Authors from Argentina, Brazil, El Salvador, Trinidad and Tobago and Cuba were among the winners in the 2010 edition of Cuba’s Casa de las Americas literary contest. Some 430 works from 22 countries were submitted.
This year marked the 51st edition of the prizes, which are awarded annually by the Havana-based Casa de las Americas cultural center. EFE
Argentina’s Bruno Di Benedetto won the poetry award for his book “Cronicas de muertes dudosas” (Chronicles of Dubious Deaths), while Chile’s Guillermo Rivera, Panama’s Javier Alvarado and Cuba’s Manuel Garcia Verdecia received honorable mention.
The theater prize was won by El Salvador’s Jorgelina Cerritos for “Al otro lado del mar” (The Other Side of the Sea). Honorable mentions in same category were Uruguayan author Sergio Blanco’s “Barbarie” (Barbarism) and Cuban playwright Cheddy Mendizabal Alvarez’s “Las dos caras de la moneda” (Two Sides of the Same Coin) were also mentioned.
The poetry collection “Approaching Sabbaths” by Trinidad and Tobago’s Jennifer Rahim was awarded the prize for best work of Caribbean literature in English or Creole, while honorable mention went to Jamaican author Opal Palmer Adisa’s “I name me name.”
In the Brazilian literature category, the jury chose Nelida Piñon’s “Aprendiz de Homero” (Homer’s Apprentice).

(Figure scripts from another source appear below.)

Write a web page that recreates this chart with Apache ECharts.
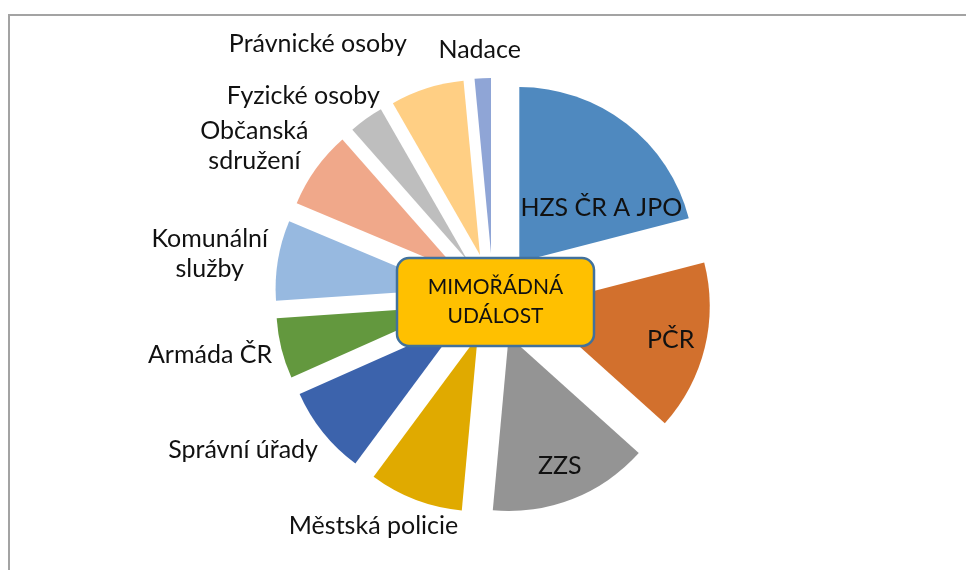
<!DOCTYPE html>
<html>
<head>
<meta charset="utf-8">
<title>Mimořádná událost</title>
<script src="https://cdn.jsdelivr.net/npm/echarts@6/dist/echarts.min.js"></script>
<style>
  html, body { margin: 0; padding: 0; background: #fff; }
  #chart { width: 966px; height: 570px; }
</style>
</head>
<body>
<div id="chart"></div>
<script>
// data, clockwise from 12 o'clock
var categories = ['HZS ČR A JPO', 'PČR', 'ZZS', 'Městská policie', 'Správní úřady', 'Armáda ČR',
  'Komunální\nslužby', 'Občanská\nsdružení', 'Fyzické osoby', 'Právnické osoby', 'Nadace'];
var shares = [21.0, 15.7, 14.8, 8.7, 8.2, 5.6, 7.4, 7.2, 3.2, 6.8, 1.5];
var colors = ['#4F89BF', '#D2702D', '#949494', '#E0AA00', '#3C63AC', '#63983E',
  '#97B9E0', '#F0A88A', '#BEBEBE', '#FFCF84', '#8FA5D6'];
var insideLabels = ['HZS ČR A JPO', 'PČR', 'ZZS'];
var centerText = 'MIMOŘÁDNÁ\nUDÁLOST';

// layout of the exploded pie (px)
var CX = 493, CY = 296, R = 175, EXPLODE = 43;
var FONT = 'Lato', FONT_SIZE = 25, LINE_H = 30, LABEL_GAP = 16, LABEL_MARGIN = 30;

var measureCtx = document.createElement('canvas').getContext('2d');
measureCtx.font = FONT_SIZE + 'px ' + FONT;
function textBox(t) {
  var lines = t.split('\n'), w = 0;
  lines.forEach(function (l) { w = Math.max(w, measureCtx.measureText(l).width); });
  return { w: w, h: lines.length * LINE_H, glyphH: lines.length * FONT_SIZE * 0.7 };
}

var total = shares.reduce(function (a, b) { return a + b; }, 0);
var slices = [];
var acc = 0;
shares.forEach(function (v) {
  var a0 = acc / total * 360;
  acc += v;
  var a1 = acc / total * 360;
  slices.push({ a0: a0, a1: a1, mid: (a0 + a1) / 2 });
});
function dir(deg) {
  var r = deg * Math.PI / 180;
  return [Math.sin(r), -Math.cos(r)];
}
// tip of a slice once it is pulled out by the selected offset
function apex(i) {
  var d = dir(slices[i].mid);
  return [CX + EXPLODE * d[0], CY + EXPLODE * d[1]];
}

// "best fit" for labels drawn inside their slice
function fits(i, x, y, w, h) {
  var p = apex(i), s = slices[i];
  var corners = [[x - w / 2, y - h / 2], [x + w / 2, y - h / 2], [x - w / 2, y + h / 2], [x + w / 2, y + h / 2]];
  return corners.every(function (c) {
    var dx = c[0] - p[0], dy = c[1] - p[1];
    if (Math.sqrt(dx * dx + dy * dy) > R) return false;
    var ang = (Math.atan2(dx, -dy) * 180 / Math.PI + 360) % 360;
    return ang >= s.a0 + 0.5 && ang <= s.a1 - 0.5;
  });
}
function insidePos(i, b) {
  var s = slices[i], half = (s.a1 - s.a0) / 2, p = apex(i);
  for (var k = 0.8; k >= 0.3; k -= 0.01) {
    for (var d = 0; d <= half; d += 1) {
      for (var sg = 1; sg >= -1; sg -= 2) {
        var u = dir(s.mid + sg * d);
        var x = p[0] + k * R * u[0], y = p[1] + k * R * u[1];
        if (fits(i, x, y, b.w, b.glyphH)) return [x, y];
      }
    }
  }
  var m = dir(s.mid);
  return [p[0] + 0.5 * R * m[0], p[1] + 0.5 * R * m[1]];
}
function outsidePos(i, b) {
  var u = dir(slices[i].mid), p = apex(i);
  var px = p[0] + (R + LABEL_GAP) * u[0], py = p[1] + (R + LABEL_GAP) * u[1];
  var fx = Math.max(-0.9, Math.min(0.9, u[0] * 1.2));
  return [px + fx * b.w / 2, py + u[1] * 0.8 * b.h / 2];
}

// label positions, outside ones pushed away when they collide
var labelPos = [];
var placed = [];
var order = categories.map(function (c, i) { return i; }).sort(function (a, b) {
  return Math.abs(dir(slices[a].mid)[0]) - Math.abs(dir(slices[b].mid)[0]);
});
order.forEach(function (i) {
  var b = textBox(categories[i]);
  if (insideLabels.indexOf(categories[i]) >= 0) {
    labelPos[i] = insidePos(i, b);
    return;
  }
  var pos = outsidePos(i, b);
  var u = dir(slices[i].mid);
  var step = [u[0] < 0 ? -2 : 2, u[1] < 0 ? -0.5 : 0.5];
  var hit = true;
  while (hit) {
    hit = placed.some(function (r) {
      return Math.abs(pos[0] - r.x) < (b.w + r.w) / 2 + LABEL_MARGIN && Math.abs(pos[1] - r.y) < (b.h + r.h) / 2;
    });
    if (hit) { pos[0] += step[0]; pos[1] += step[1]; }
  }
  placed.push({ x: pos[0], y: pos[1], w: b.w, h: b.h });
  labelPos[i] = pos;
});

var pieData = categories.map(function (name, i) {
  return {
    name: name,
    value: shares[i],
    selected: true,
    itemStyle: { color: colors[i] }
  };
});

var labelTexts = categories.map(function (name, i) {
  return {
    type: 'text',
    z: 50,
    x: labelPos[i][0],
    y: labelPos[i][1],
    style: {
      text: name,
      fontFamily: FONT,
      fontSize: FONT_SIZE,
      lineHeight: LINE_H,
      fill: '#111111',
      align: 'center',
      verticalAlign: 'middle'
    }
  };
});

var myChart = echarts.init(document.getElementById('chart'), null, { renderer: 'canvas' });
var option = {
  animation: false,
  backgroundColor: '#ffffff',
  series: [{
    type: 'pie',
    center: [CX, CY],
    radius: R,
    startAngle: 90,
    clockwise: true,
    selectedMode: 'multiple',
    selectedOffset: EXPLODE,
    emphasis: { disabled: true },
    itemStyle: { borderWidth: 0 },
    label: { show: false },
    labelLine: { show: false },
    data: pieData
  }],
  graphic: [
    {
      type: 'rect',
      z: 100,
      shape: { x: 9, y: 15, width: 1000, height: 600 },
      style: { fill: 'none', stroke: '#A3A3A3', lineWidth: 2 }
    },
    {
      type: 'rect',
      z: 100,
      shape: { x: 397, y: 258, width: 197, height: 88, r: 12 },
      style: { fill: '#FFC000', stroke: '#41719C', lineWidth: 2.5 }
    },
    {
      type: 'text',
      z: 101,
      x: 495.5,
      y: 302,
      style: {
        text: centerText,
        fontFamily: FONT,
        fontSize: 21,
        lineHeight: 29,
        fill: '#111111',
        align: 'center',
        verticalAlign: 'middle'
      }
    }
  ].concat(labelTexts)
};
myChart.setOption(option);
</script>
</body>
</html>
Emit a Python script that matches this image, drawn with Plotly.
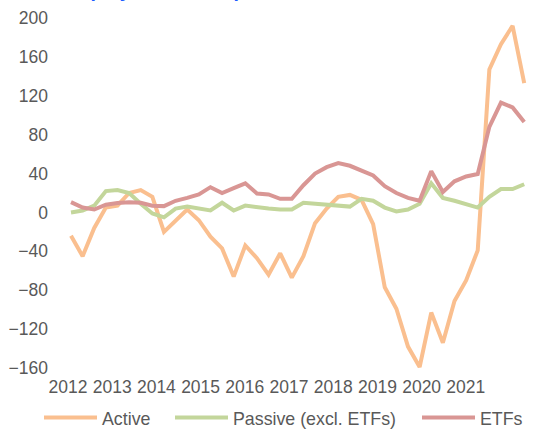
import plotly.graph_objects as go

# Quarterly net flows (2012Q1 .. 2021Q4)
quarters = list(range(40))
active = [-24, -45, -16, 5, 7, 20, 23, 16, -20, -8,
          3, -8, -25, -37, -66, -34, -47, -64, -42, -67,
          -45, -11, 4, 16, 18, 13, -12, -77, -99, -138,
          -159, -103, -134, -91, -70, -39, 147, 173, 192, 133]
passive = [0, 2, 7, 22, 23, 20, 9, -1, -5, 4,
           6, 4, 2, 10, 2, 7, 5, 4, 3, 3,
           10, 9, 8, 6, 6, 14, 12, 5, 1, 3,
           9, 30, 15, 12, 9, 5, 16, 24, 24, 29]
etfs = [10.6, 5, 3, 8, 9.6, 10.6, 10, 7, 6.5, 12,
        15, 18.5, 26, 20, 25, 30, 19.5, 18.5, 14, 14,
        28, 40, 46.6, 50.7, 48, 42.5, 38, 27, 20, 15,
        12, 42.5, 21, 32, 37, 39.5, 88, 113, 108, 93]
year_labels = ["2012", "2013", "2014", "2015", "2016",
               "2017", "2018", "2019", "2020", "2021"]
y_ticks = [-160, -120, -80, -40, 0, 40, 80, 120, 160, 200]

series = [("Active", active, "#FABF8F", "legend"),
          ("Passive (excl. ETFs)", passive, "#C3D69B", "legend2"),
          ("ETFs", etfs, "#D99694", "legend3")]

fig = go.Figure()
for name, vals, col, leg in series:
    fig.add_trace(go.Scatter(x=quarters, y=vals, mode="lines", name=name,
                             legend=leg, line=dict(color=col, width=4)))

tickvals = [-0.26 + 3.804 * k for k in range(len(year_labels))]
PW = 547 - 50 - 10
PH = 430 - 18 - 62


def legend_at(px):
    return dict(orientation="h", x=(px - 8 - 50) / PW, xanchor="left",
                y=-(418 - 18 - PH) / PH, yanchor="middle", bgcolor="rgba(0,0,0,0)",
                font=dict(size=17.8, color="#595959"), itemwidth=53)


fig.update_layout(
    width=547, height=430,
    margin=dict(l=50, r=10, t=18, b=62, autoexpand=False),
    paper_bgcolor="white", plot_bgcolor="white",
    font=dict(family="Liberation Sans, Arial, sans-serif", size=17.5, color="#595959"),
    showlegend=True,
    legend=legend_at(47),
    legend2=legend_at(178),
    legend3=legend_at(425),
    xaxis=dict(range=[-1.807, 40.1], tickmode="array", tickvals=tickvals,
               ticktext=year_labels, showgrid=False, zeroline=False, showline=False,
               ticks="", ticklabelstandoff=6, tickangle=0, automargin=False),
    yaxis=dict(range=[-160, 200], tickmode="array", tickvals=y_ticks,
               showgrid=False, zeroline=False, showline=False, ticks="",
               ticklabelstandoff=1, automargin=False),
    annotations=[dict(text="<b>Net deployment of all products</b>", xref="paper", yref="paper",
                      x=(29 - 50) / PW, y=1 + 15 / PH, xanchor="left", yanchor="bottom",
                      showarrow=False, font=dict(size=19.5, color="#1A5CFF",
                                                 family="Liberation Sans, Arial, sans-serif"))],
)

fig.write_html("out.html", config={"displayModeBar": False},
               post_script="document.body.style.margin='0';document.body.style.overflow='hidden';")
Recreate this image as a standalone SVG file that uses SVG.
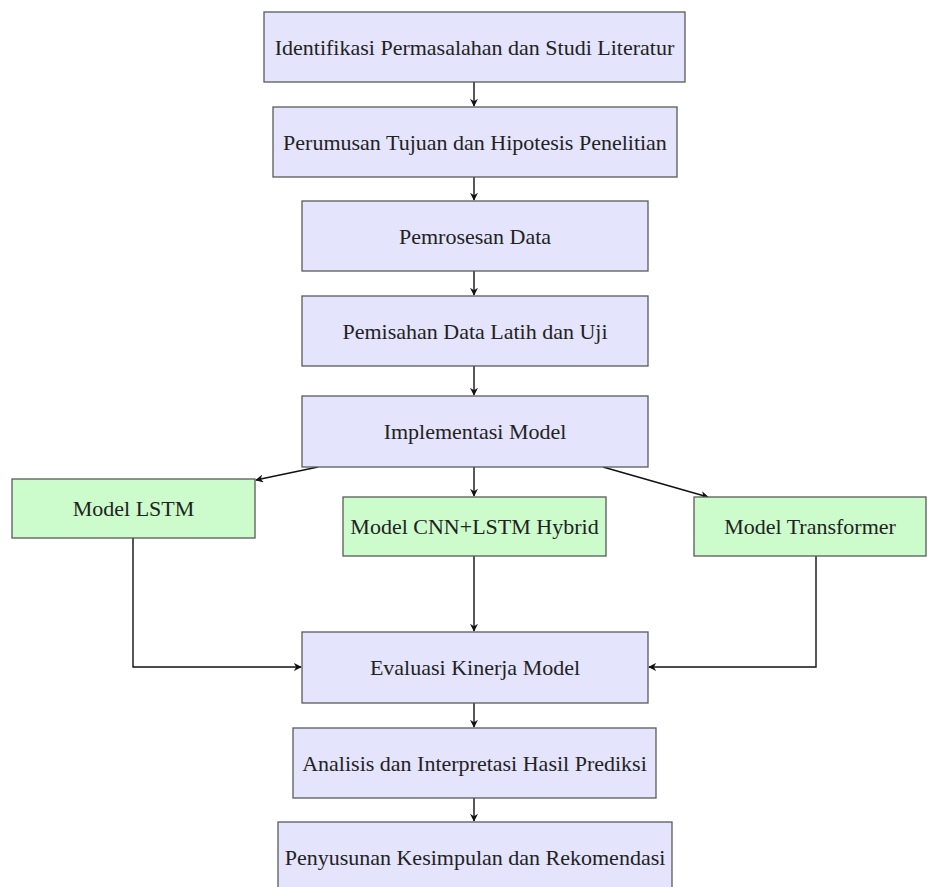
<svg xmlns="http://www.w3.org/2000/svg" width="927" height="887" viewBox="0 0 927 887">
<style>
.b{fill:#e4e4fc;stroke:#5a5a5a;stroke-width:1.3}
.g{fill:#ccfccc;stroke:#5a5a5a;stroke-width:1.3}
.t{font-family:"Liberation Serif","DejaVu Serif",serif;font-size:22px;fill:#222;text-anchor:middle;dominant-baseline:central}
.c{fill:none;stroke:#111;stroke-width:1.4}
</style>
<defs>
<marker id="a" viewBox="0 0 10 10" refX="9" refY="5" markerWidth="8" markerHeight="8" markerUnits="userSpaceOnUse" orient="auto">
<path d="M0,0 L10,5 L0,10 L3,5 Z" fill="#111"/>
</marker>
</defs>
<g id="connectors">
<path class="c" d="M474,82 V106" marker-end="url(#a)"/>
<path class="c" d="M474,177 V200" marker-end="url(#a)"/>
<path class="c" d="M474,271 V295" marker-end="url(#a)"/>
<path class="c" d="M474,366 V395" marker-end="url(#a)"/>
<path class="c" d="M474,467 V496" marker-end="url(#a)"/>
<path class="c" d="M318,467 L256,480" marker-end="url(#a)"/>
<path class="c" d="M603,467 L708,497" marker-end="url(#a)"/>
<path class="c" d="M474,556 V631" marker-end="url(#a)"/>
<path class="c" d="M133,538 V667 H301" marker-end="url(#a)"/>
<path class="c" d="M816,556 V667 H649" marker-end="url(#a)"/>
<path class="c" d="M474,703 V727" marker-end="url(#a)"/>
<path class="c" d="M474,798 V821" marker-end="url(#a)"/>
</g>
<g id="n1"><rect class="b" x="264" y="12" width="421" height="70"/><text class="t" x="474.5" y="47">Identifikasi Permasalahan dan Studi Literatur</text></g>
<g id="n2"><rect class="b" x="273" y="107" width="404" height="70"/><text class="t" x="475" y="142">Perumusan Tujuan dan Hipotesis Penelitian</text></g>
<g id="n3"><rect class="b" x="302" y="201" width="346" height="70"/><text class="t" x="475" y="236">Pemrosesan Data</text></g>
<g id="n4"><rect class="b" x="302" y="296" width="346" height="70"/><text class="t" x="475" y="331">Pemisahan Data Latih dan Uji</text></g>
<g id="n5"><rect class="b" x="302" y="396" width="346" height="71"/><text class="t" x="475" y="431">Implementasi Model</text></g>
<g id="n6"><rect class="g" x="12" y="479" width="243" height="59"/><text class="t" x="133.5" y="508">Model LSTM</text></g>
<g id="n7"><rect class="g" x="343" y="497" width="263" height="59"/><text class="t" x="474.5" y="526">Model CNN+LSTM Hybrid</text></g>
<g id="n8"><rect class="g" x="694" y="497" width="232" height="59"/><text class="t" x="810" y="526">Model Transformer</text></g>
<g id="n9"><rect class="b" x="302" y="632" width="346" height="71"/><text class="t" x="475" y="667">Evaluasi Kinerja Model</text></g>
<g id="n10"><rect class="b" x="293" y="728" width="363" height="70"/><text class="t" x="474.5" y="763">Analisis dan Interpretasi Hasil Prediksi</text></g>
<g id="n11"><rect class="b" x="278" y="822" width="394" height="70"/><text class="t" x="475" y="857">Penyusunan Kesimpulan dan Rekomendasi</text></g>
</svg>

Also receiving mention were Luiz Claudio Cunha’s “Operação Condor: O sequestro dos uruguaios” (Operation Condor: Kidnapping of Uruguayans); Leandro Konder’s “Memorias de um intelectual comunista” (Memoirs of a Communist Intellectual); and Maria Isabel Brunacci’s “Graciliano Ramos – Um escritor personagem” (Gracieliano Ramos: Writer and Person).
A one-time essay prize in recognition of the “bicentennial of Latin American independence” was awarded to Cuba’s Sergio Guerra for “Jugar con fuego. Guerra social y utopia en la independencia de America Latina” (Playing with Fire: Social War and Utopia in the Independence of Latin America).